Le previsioni dell’Amia, fondate su uno studio del professor Federico Vagliasindi, del dipartimento di Ingegneria civile ambientale dell’università di Catania, non hanno mai trovato il vaglio della prefettura. Da un lato l’azienda che si occupa dei rifiuti a Palermo ad asserire che la quinta vasca di Bellolampo, ormai in attesa dell’autorizzazione per l’uso, una volta entrata in funzione potrebbe riempirsi in tre mesi; dall’altro lato la prefettura, secondo cui invece di mesi perché si arrivi al limite ce ne vorrebbero sette. Fermo restando che la quarta vasca ormai è quasi satura. E se la situazione dovesse farsi critica sul versante smaltimento, si dovrà correre ai ripari: ad esempio collegando le due vasche, mettendo una pezza per qualche mese in più.
Cifre che si susseguono. Giorni che sul calendario volano. Conti alla rovescia da scongiurare, prima che la città sia ancora una volta piena di munnizza.

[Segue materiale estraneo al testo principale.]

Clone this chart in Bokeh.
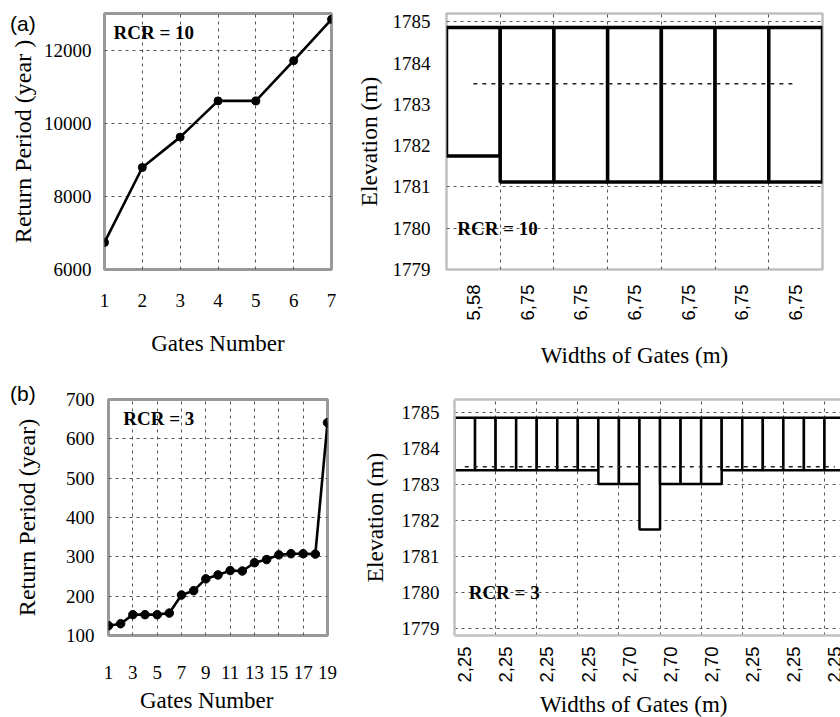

Anche se di cassonetti stracolmi per le strade, dopo una tregua durata poche settimane, se ne vedono ultimamente di più. Con le cronache che inevitabilmente ogni mattina si arricchiscono di nuovi bollettini sui roghi dei cumuli di munnizza.
C’è poi il capitolo percolato, del lago di marciume misto pioggia-rifiuti che attanaglia Bellolampo. Un bacino di zozzerie pari a centomila tonnellate, di cui al giorno se ne riesce a raccogliere solo una minima parte, pari a trecento di tonnellate. La Procura di Palermo sta ancora indagando per accertarsi che lo stesso percolato non si sia infiltrato nelle falde acquifere.

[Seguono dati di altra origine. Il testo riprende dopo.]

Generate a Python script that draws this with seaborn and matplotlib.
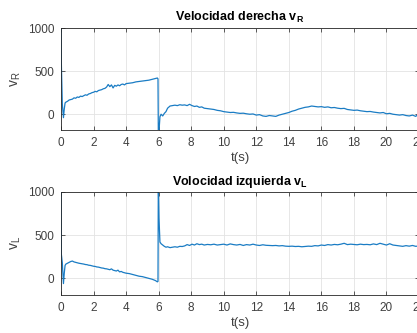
import numpy as np
import pandas as pd
import matplotlib
matplotlib.use("Agg")
import matplotlib.pyplot as plt
import seaborn as sns

# Sample times (s)
t_s = [
    0.00, 0.02, 0.08, 0.15, 0.20, 0.25, 0.30, 0.40, 0.50, 0.60,
    0.70, 0.80, 0.90, 1.00, 1.10, 1.20, 1.30, 1.40, 1.50, 1.60,
    1.70, 1.80, 1.90, 2.00, 2.10, 2.20, 2.30, 2.40, 2.50, 2.60,
    2.70, 2.80, 2.90, 3.00, 3.10, 3.20, 3.30, 3.40, 3.50, 3.60,
    3.70, 3.80, 3.90, 4.00, 4.20, 4.40, 4.60, 4.80, 5.00, 5.20,
    5.40, 5.60, 5.80, 5.92, 5.96, 5.98, 6.02, 6.08, 6.15, 6.25,
    6.35, 6.45, 6.55, 6.70, 6.85, 7.00, 7.15, 7.30, 7.45, 7.60,
    7.75, 7.90, 8.05, 8.20, 8.35, 8.50, 8.65, 8.80, 9.00, 9.20,
    9.40, 9.60, 9.80, 10.0, 10.2, 10.4, 10.6, 10.8, 11.0, 11.2,
    11.4, 11.6, 11.8, 12.0, 12.2, 12.4, 12.6, 12.8, 13.0, 13.2,
    13.4, 13.6, 13.8, 14.0, 14.2, 14.4, 14.6, 14.8, 15.0, 15.2,
    15.4, 15.6, 15.8, 16.0, 16.2, 16.4, 16.6, 16.8, 17.0, 17.2,
    17.4, 17.6, 17.8, 18.0, 18.2, 18.4, 18.6, 18.8, 19.0, 19.2,
    19.4, 19.6, 19.8, 20.0, 20.2, 20.4, 20.6, 20.8, 21.0, 21.2,
    21.4, 21.6, 21.8, 22.0,
]

# Right wheel speed
v_r = [
    1000, 600, 120, -40, 60, 130, 140, 150, 165, 170,
    175, 190, 185, 200, 195, 210, 205, 215, 225, 220,
    235, 240, 250, 255, 265, 260, 275, 280, 285, 295,
    300, 315, 345, 320, 340, 305, 335, 325, 340, 330,
    345, 350, 340, 355, 360, 365, 375, 380, 385, 390,
    395, 405, 415, 420, 410, -200, -200, -30, 0, -20,
    10, 30, 70, 95, 100, 105, 100, 110, 105, 108,
    100, 115, 100, 90, 95, 80, 85, 70, 65, 60,
    55, 45, 40, 30, 25, 20, 22, 15, 10, 12,
    5, 0, 3, -10, -5, -20, -25, -15, -20, -25,
    -10, 0, 10, 20, 35, 45, 60, 70, 80, 85,
    95, 90, 85, 88, 80, 85, 75, 78, 70, 65,
    68, 55, 50, 45, 48, 40, 35, 30, 32, 25,
    20, 15, 20, 5, 10, 0, -5, -10, -5, -15,
    -20, -10, -25, 10,
]

# Left wheel speed
v_l = [
    1000, 280, 180, -60, 60, 150, 165, 175, 185, 195,
    200, 190, 185, 180, 175, 172, 168, 165, 160, 158,
    152, 150, 145, 140, 138, 132, 130, 125, 120, 118,
    112, 110, 105, 100, 110, 95, 90, 85, 95, 75,
    80, 70, 65, 60, 55, 45, 35, 25, 20, 10,
    0, -10, -25, -40, -35, 1100, 700, 420, 400, 385,
    370, 360, 365, 355, 360, 365, 360, 370, 368, 375,
    390, 380, 395, 385, 400, 390, 395, 385, 392, 388,
    395, 385, 390, 395, 385, 398, 390, 385, 392, 380,
    390, 385, 395, 385, 380, 388, 382, 380, 378, 380,
    375, 378, 372, 370, 372, 368, 370, 365, 368, 372,
    370, 378, 375, 385, 380, 390, 385, 392, 388, 395,
    405, 390, 395, 392, 388, 395, 390, 392, 388, 398,
    390, 405, 395, 385, 400, 385, 380, 375, 370, 378,
    372, 380, 370, 375,
]

x_ticks = [0, 2, 4, 6, 8, 10, 12, 14, 16, 18, 20, 22]
y_ticks = [0, 500, 1000]

sns.set_theme(style="ticks")
plt.rcParams["font.family"] = ["Liberation Sans", "DejaVu Sans"]
plt.rcParams["mathtext.fontset"] = "custom"
plt.rcParams["mathtext.rm"] = "Liberation Sans"
plt.rcParams["mathtext.bf"] = "Liberation Sans:bold"

line_color = "#1a7cc4"
text_color = "#404040"

fig = plt.figure(figsize=(4.17, 3.33), dpi=100)
ax_top = fig.add_axes([0.1463, 0.6096, 0.8585, 0.3063])
ax_bot = fig.add_axes([0.1463, 0.1141, 0.8585, 0.3100])

df = pd.DataFrame({"t": t_s, "vR": v_r, "vL": v_l})

panels = [
    (ax_top, "vR", r"Velocidad derecha $\mathbf{v_R}$", r"$\mathregular{v_R}$", (-183, 1000)),
    (ax_bot, "vL", r"Volocidad izquierda $\mathbf{v_L}$", r"$\mathregular{v_L}$", (-192, 1000)),
]

for ax, col, title, ylab, ylim in panels:
    sns.lineplot(data=df, x="t", y=col, ax=ax, color=line_color,
                 linewidth=0.9, estimator=None, sort=False)
    ax.set_xlim(0, 22)
    ax.set_ylim(*ylim)
    ax.set_xticks(x_ticks)
    ax.set_yticks(y_ticks)
    ax.grid(True, color="#e3e3e3", linewidth=0.6)
    ax.set_axisbelow(True)
    ax.tick_params(direction="in", length=3, width=0.6, top=True, right=True,
                   labelsize=8.5, colors=text_color, pad=5)
    for side in ax.spines.values():
        side.set_color("#262626")
        side.set_linewidth(0.6)
    ax.set_title(title, fontsize=9, fontweight="bold", color="black", pad=5)
    ax.set_xlabel("t(s)", fontsize=9.5, color=text_color, labelpad=2)
    ax.set_ylabel(ylab, fontsize=10, color=text_color, labelpad=3)

fig.savefig("out.png", dpi=100)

 E proprio ieri dall’Amia, dal canto loro, hanno tenuto a precisare che i pozzi di Celona, Bordonaro, Sicomed e Bonfratelli, non sarebbero stati inquinati dal percolato. Ciò “superando il riserbo sinora tenuto” – si legge in una nota – e per evitare un  “ingiustificato allarme”. Il comunicato diffuso dall’Amia fa riferimento ai risultati di alcune analisi ordinate dal tribunale di Palermo ad un laboratorio torinese, che ha esaminato dei campioni d’acqua prelevati dai quattro pozzi in questione. “Tutti i valori risultano inferiori ai limiti di potabilità delle acque dei pozzi – si legge nel documento -, fatta eccezione in due casi per la consistenza dei nitrati, da sempre associati a fenomeni di contaminazione locale di origine fecale, da cui l’uso irriguo degli stessi”.